First, let’s narrow down what is meant by the Golden Age of Science Fiction. Depending on the critic or the fan, this could be as short as from 1939 to 1943 or as long as from 1939 to the early 1970s. And this vast range is further compounded by the fact that many of the same authors and editors who opened the age were still active at the close. John W. Campbell, who opened the Golden Age as the editor of Astounding Magazine with A. E. van Vogt’s “Black Destroyer”, continued to edit Astounding until his death in 1971. Asimov, Bradbury, Clarke, and Heinlein, who wrote highly-regarded short stories in the 1940s, released just-as-influential novels and collections in the 1960s and beyond, even into the 2010s in the case of Bradbury’s A Pleasure to Burn. However, lost in the glow of longevity are the turbulent 1950s, when science fiction was yet too small for writers to specialize in the genre, and many of the cherished writers of the 1940s left science fiction for Hollywood and other, more lucrative writing pursuits. Even Asimov seemingly left science fiction in the mid-1950s, only to return with 1966’s Fantastic Voyage, when the market could finally support dedicated science fiction writers. Therefore, for the sake of this article, the Golden Age instead will refer to the time when the first generation of Astounding writers–Henry Kuttner, van Vogt, Asimov, and Heinlein–were initially active, from 1939-1955.
Sources close to that time, such a 1959’s Fancyclopedia 2, offer different views of the term. The Big Three, as a consensus of the leading authors of the genre, starts to take a familiar shape as early as 1949. Fancylcopedia 3 describes the Big Three as:
Later, the Big Three was more likely to refer to towering figures among pros during the Golden Age. Two were indisputable: Robert A. Heinlein and A. E. van Vogt who almost defined the new SF of 1938-1948. (The third of the Big Three was usually whoever among Asimov, Bradbury and Clarke the speaker liked best.)
Like Asimov, van Vogt would take a hiatus from writing science fiction in the 1950s, with L. Ron Hubbard’s Dianetics claiming his imagination and fandom’s politics claiming his reputation.
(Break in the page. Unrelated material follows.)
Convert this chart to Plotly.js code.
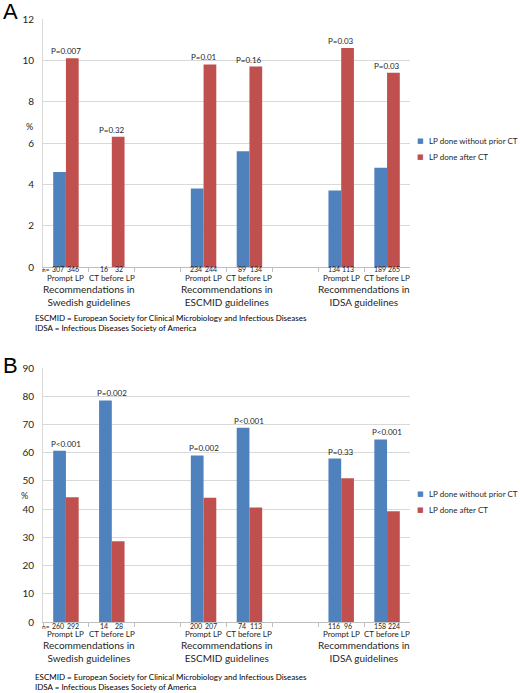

Although he returned in the mid 1960s, he never reclaimed his earlier place in the imagination of readers. But the earliest version of the Big Three referred not to authors but to the three highest regarded magazines of the time. This usage lasted from 1939 to shortly after 1959, and the listing of the best magazines shifted with prestige, circulation, and, most important to a readership eager to try its hand at writing, acceptance rate.
To the surprise of no one, Astounding was the permanent fixture of this Big Three. Campbell’s term as editor raised the magazine’s prestige to the point that it became the sole survivor of Street & Smith’s various pulp purges. However, from its founding, Astounding provided two important requirements not found in other science fiction pulps of the day–it paid well and, most significantly, it paid on time. Its companions included Amazing and Wonder Stories, then Famous Fantastic Mysteries and Unknown, with Unknown soon to be replaced by the “Standard Twins” of Thrilling Wonder Stories and Startling Stories, until, in 1949, Fantasy & Science Fiction and Galaxy joined Astounding as the bedrock magazines of the 1950s. Weird Tales did not make this list for a trio of reasons: a boycott of writers when Farnsworth Wright was let go as editor, the subsequent move away from science fiction, and an noncompetitive rate per word compared to Astounding and others.
It may be that in the future, the Big Three of Science Fiction may take on another shape. However, the proliferation of science fiction titles and the fragmentation of readership into finely-graded niches might lead one to believe that the current trio of Asimov, Clarke, and Heinlein might remain definitive for a good while.
I’m fine with Heinlein and van Vogt. Asimov? Gimme a break. Clarke could do “sense of wonder” fairly well, but I’d still rather read Bradbury in many ways. Also, Ray never talked trash on the pulps. Quite the opposite.
Somebody needs to edit Fancyclopedia:
“The third of the Big Three was usually whoever among Asimov, Bradbury and Clarke the speaker liked best.”
“Whomever.” One of the joys of reading the pulps is that the level of English is actually higher than what is considered “good English” now, even in “literary” circles.
There are some who would say the pulps were the golden age of SF and Campbell with his “big men with screwdrivers” was an also ran. I say this as a Heinlein fan.
I was more interested in the fact that the Big Three originally referred to magazines, not authors. I’m also increasingly convinced that we look back through a glass darkly at science fiction history because of the 1970s.